Fri Mar 21, 2008 1:18pm GMT
By Matthias Blamont
CHERBOURG, France (Reuters) – French President Nicolas Sarkozy pledged on Friday to maintain a strong nuclear weapons program in order to defend his country against threats such as the possibility of a nuclear-armed Iran.
Speaking at the launch of France’s fourth nuclear-armed submarine, the “Terrible” (Fearsome), Sarkozy said his nation had to face new security threats, including Iran, and needed to be able to strike back forcefully if attacked.
“Everyone must be aware today that even far-flung powers’ nuclear missiles can reach Europe in less than half an hour,” Sarkozy said in a speech at the northern port of Cherbourg.

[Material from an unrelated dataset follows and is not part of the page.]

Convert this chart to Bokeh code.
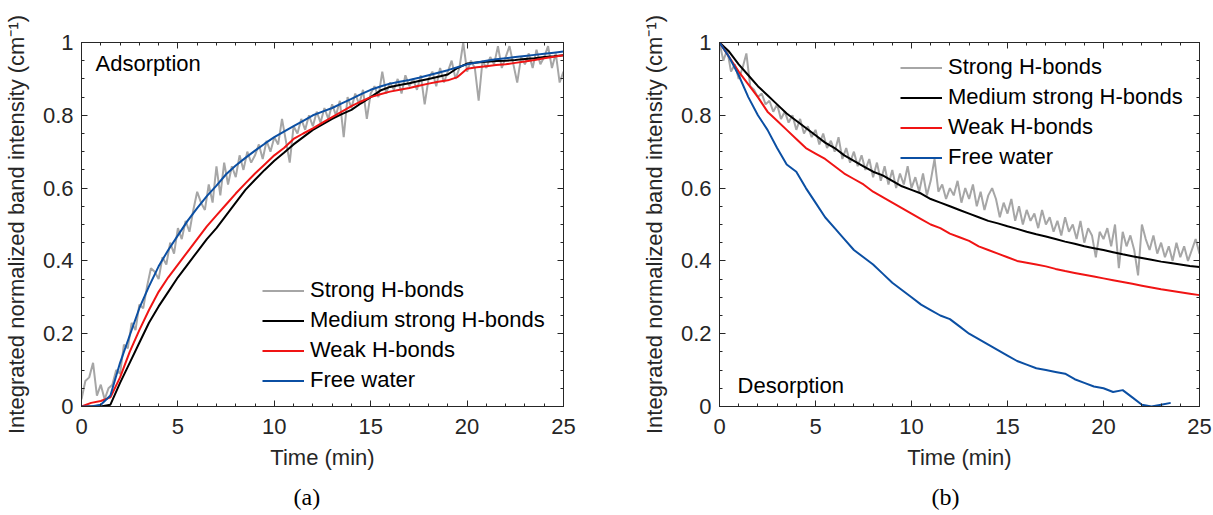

While only major powers had such means today, countries in Asia and the Middle East were conducting a “forced march” to acquire such ballistic missile capabilities, he added.
“I am thinking in particular of Iran. Iran is increasing the range of its missiles while grave suspicions hang over its nuclear program. Europe’s security is at stake,” he said.
The U.N. Security Council has passed three rounds of sanctions against Iran for failing to allay fears that it is trying to develop nuclear weapons under the cover of a civilian power program.
Iran denies the charges, saying it only wants to make electricity. It also continues to expand its long-range missile program, and says it can hit targets 2,000 km away, heightening concern in the West.
“In the face of proliferation, the international community must be united, the international community must be resolute. Because we want peace, we must be without weakness with those who violate international norms,” Sarkozy said in a thinly veiled reference to the Islamic republic.
“Maintaining the competences necessary to dissuasion at the highest level is a fundamental objective for our security,” he said, adding: “All those who threaten to attack our vital interests would expose themselves to a severe riposte by France.”
Sarkozy proposed measures to limit nuclear stockpiles and put an end to weapons testing after his predecessor Jacques Chirac sparked international outrage by testing arms in the south Pacific shortly after his 1995 election.
France has since signed and ratified the Comprehensive Nuclear Test Ban Treaty and he called on all other countries to do the same, including nuclear powers the United States and China.
“I propose to launch without delay negotiations for a treaty banning the production of fissile materials for nuclear weapons and to impose an immediate moratorium on the production of these materials,” Sarkozy said.
He also proposed immediate talks on a treaty banning short- and medium-range ground-to-ground missiles, a category which includes Scud-type missiles.